Forderung nach Systemwechsel
Vorschläge für Finanzierungsmodelle liegen schon seit Monaten auf dem Tisch. Die Bertelsmann Stiftung etwa sprach sich für einen Mix aus moderat steigenden Beiträgen und einem wachsenden Zuschuss aus Steuermitteln aus. Damit werde mehr Generationengerechtigkeit geschaffen, hieß es zur Begründung. Die künftigen Generationen würden am wenigsten zusätzlich belastet.
Auch das arbeitgebernahe Institut der deutschen Wirtschaft (IW) forderte einen Systemwechsel. Es plädiert aber für ein Zwei-Säulen-Modell aus Pflichtversicherung und einer kapitalgedeckten privaten Zusatzversicherung.
Die gewerkschaftsnahe Hans-Böckler-Stiftung fordert dagegen eine Bürger-Vollversicherung, die alle Pflegekosten abdeckt. Dabei würde die Trennung zwischen privater und gesetzlicher Versicherung aufgehoben. Eine einheitliche Bürgerversicherung, in die auch Selbstständige, Beamte und besser Verdienende einzahlen, gehört auch zu den Forderungen von SPD, Grünen und Linken.
Bündnis will Maßnahmen-Mix
Das "Bündnis für gute Pflege" sprach sich jetzt für einen Mix aus schnell möglichen Reformschritten und mittelfristigen Maßnahmen für einen Systemwechsel in der Pflegeversicherung aus. Kurzfristig durchsetzbar seien die Steuerfinanzierung "versicherungsfremder" Leistungen, die Übernahme der medizinischen Behandlungspflege in stationären Einrichtungen durch die Krankenkassen, die Übernahme der Investitionskosten durch die Länder sowie die Begrenzung der Eigenanteile der Pflegebedürftigen.
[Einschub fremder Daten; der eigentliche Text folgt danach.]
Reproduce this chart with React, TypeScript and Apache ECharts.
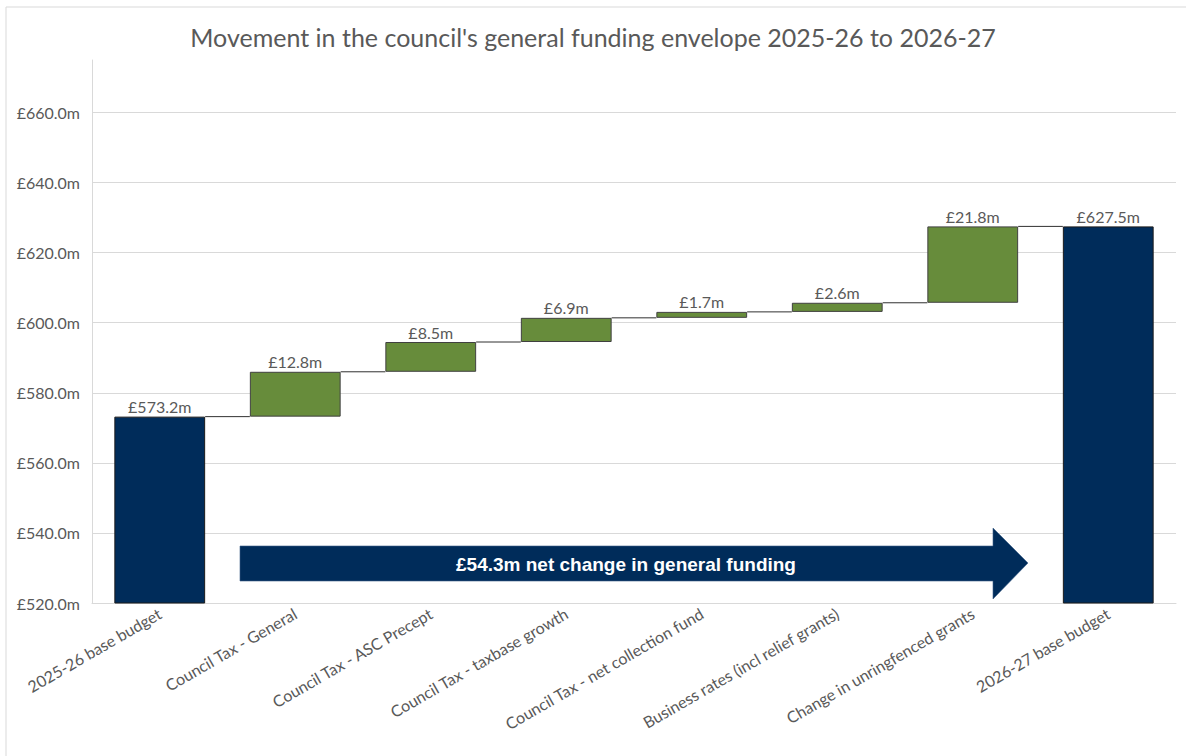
import React, { useEffect, useRef } from "react";
import * as echarts from "echarts";

// Funding movements, £m
const categories = [
  "2025-26 base budget",
  "Council Tax - General",
  "Council Tax - ASC Precept",
  "Council Tax - taxbase growth",
  "Council Tax - net collection fund",
  "Business rates (incl relief grants)",
  "Change in unringfenced grants",
  "2026-27 base budget",
];
const startBudget = 573.2;
const changes = [12.8, 8.5, 6.9, 1.7, 2.6, 21.8];
const endBudget = 627.5;
const yTicks = [540, 560, 580, 600, 620, 640, 660];

const NAVY = "#002C5A";
const GREEN = "#678C3B";
const TEXT = "#595959";
const GRID = "#D9D9D9";
const FONT = "Lato, 'Open Sans', sans-serif";

const money = (v: number) => `£${v.toFixed(1)}m`;

export default function App() {
  const ref = useRef<HTMLDivElement>(null);

  useEffect(() => {
    if (!ref.current) return;
    const chart = echarts.init(ref.current, undefined, { renderer: "svg" });

    // running totals: level before each change bar, and after each bar
    const n = categories.length;
    const baseData: (number | string)[] = [];
    const changeData: (number | string)[] = [];
    const totalData: (number | string)[] = [];
    const levels: number[] = [];
    let running = startBudget;
    for (let i = 0; i < n; i++) {
      if (i === 0) {
        baseData.push(0);
        changeData.push("-");
        totalData.push(startBudget);
        levels.push(startBudget);
      } else if (i === n - 1) {
        baseData.push(0);
        changeData.push("-");
        totalData.push(endBudget);
      } else {
        const d = changes[i - 1];
        baseData.push(+running.toFixed(1));
        changeData.push(d);
        totalData.push("-");
        running += d;
        levels.push(+running.toFixed(1));
      }
    }
    const netChange = changes.reduce((a, b) => a + b, 0);
    const barRatio = 0.67;

    const valueLabel = {
      show: true,
      position: "top",
      distance: 2,
      color: TEXT,
      fontSize: 16,
      fontFamily: FONT,
      formatter: (p: any) => money(p.value),
    };

    chart.setOption({
      animation: false,
      textStyle: { fontFamily: FONT },
      title: {
        text: "Movement in the council's general funding envelope 2025-26 to 2026-27",
        left: "center",
        top: 19,
        textStyle: { fontFamily: FONT, fontSize: 25, fontWeight: "normal", color: TEXT },
      },
      grid: { left: 92, right: 10, top: 60, bottom: 153, containLabel: false },
      xAxis: {
        type: "category",
        data: categories,
        axisTick: { show: false },
        axisLine: { show: true, lineStyle: { color: GRID, width: 1 } },
        axisLabel: {
          interval: 0,
          rotate: 30,
          margin: 9,
          color: TEXT,
          fontSize: 16,
          fontFamily: FONT,
        },
      },
      yAxis: {
        type: "value",
        min: 520,
        max: 675,
        interval: 20,
        splitLine: { show: false },
        axisTick: { show: false },
        axisLine: { show: true, lineStyle: { color: GRID, width: 1 } },
        axisLabel: {
          margin: 12,
          color: TEXT,
          fontSize: 16,
          fontFamily: FONT,
          showMaxLabel: false,
          formatter: (v: number) => (v > 660 ? "" : money(v)),
        },
      },
      series: [
        {
          name: "base",
          type: "bar",
          stack: "w",
          barWidth: `${barRatio * 100}%`,
          silent: true,
          itemStyle: { color: "transparent" },
          data: baseData,
          markLine: {
            silent: true,
            symbol: "none",
            label: { show: false },
            lineStyle: { color: GRID, width: 1, type: "solid" },
            data: yTicks.map((v) => ({ yAxis: v })),
            z: 0,
          },
          z: 1,
        },
        {
          name: "total",
          type: "bar",
          stack: "w",
          barWidth: `${barRatio * 100}%`,
          itemStyle: { color: NAVY, borderColor: "#1a1a1a", borderWidth: 1 },
          label: valueLabel,
          data: totalData,
          z: 3,
        },
        {
          name: "change",
          type: "bar",
          stack: "w",
          barWidth: `${barRatio * 100}%`,
          itemStyle: { color: GREEN, borderColor: "#404040", borderWidth: 1 },
          label: valueLabel,
          data: changeData,
          z: 3,
        },
        {
          name: "connectors",
          type: "custom",
          silent: true,
          renderItem: (params: any, api: any) => {
            const i = api.value(0);
            const level = api.value(1);
            const half = (api.size([1, 0])[0] * barRatio) / 2;
            const a = api.coord([i, level]);
            const b = api.coord([i + 1, level]);
            return {
              type: "line",
              shape: { x1: a[0] + half, y1: a[1], x2: b[0] - half, y2: b[1] },
              style: { stroke: "#303030", lineWidth: 1 },
            };
          },
          data: levels.map((v, i) => [i, v]),
          z: 4,
        },
      ],
      graphic: [
        {
          type: "rect",
          shape: { x: 6, y: 7, width: 1300, height: 900 },
          style: { fill: "none", stroke: GRID, lineWidth: 1 },
          silent: true,
          z: -10,
        },
        {
          type: "polygon",
          shape: {
            points: [
              [240, 546],
              [993, 546],
              [993, 528],
              [1028, 563],
              [993, 599],
              [993, 581],
              [240, 581],
            ],
          },
          style: { fill: NAVY, stroke: "#3d5f88", lineWidth: 0.6 },
          z: 10,
        },
        {
          type: "text",
          x: 626,
          y: 564,
          style: {
            text: `£${netChange.toFixed(1)}m net change in general funding`,
            fill: "#ffffff",
            font: "bold 19px 'Liberation Sans', Arial, sans-serif",
            align: "center",
            verticalAlign: "middle",
          },
          z: 11,
        },
      ],
    });

    return () => chart.dispose();
  }, []);

  return (
    <div
      ref={ref}
      style={{ position: "fixed", left: 0, top: 0, width: 1186, height: 756, background: "#fff" }}
    />
  );
}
Mittelfristig plädiert auch das Bündnis für die Einführung einer solidarischen und paritätisch finanzierten Bürgerversicherung.
Spahn selbst hat mehrfach betont, er wolle einen fairen Ausgleich schaffen. "Pflege darf nicht arm machen." Zudem ließ er durchblicken, dass er die Leistungen von Familien stärker berücksichtigen will.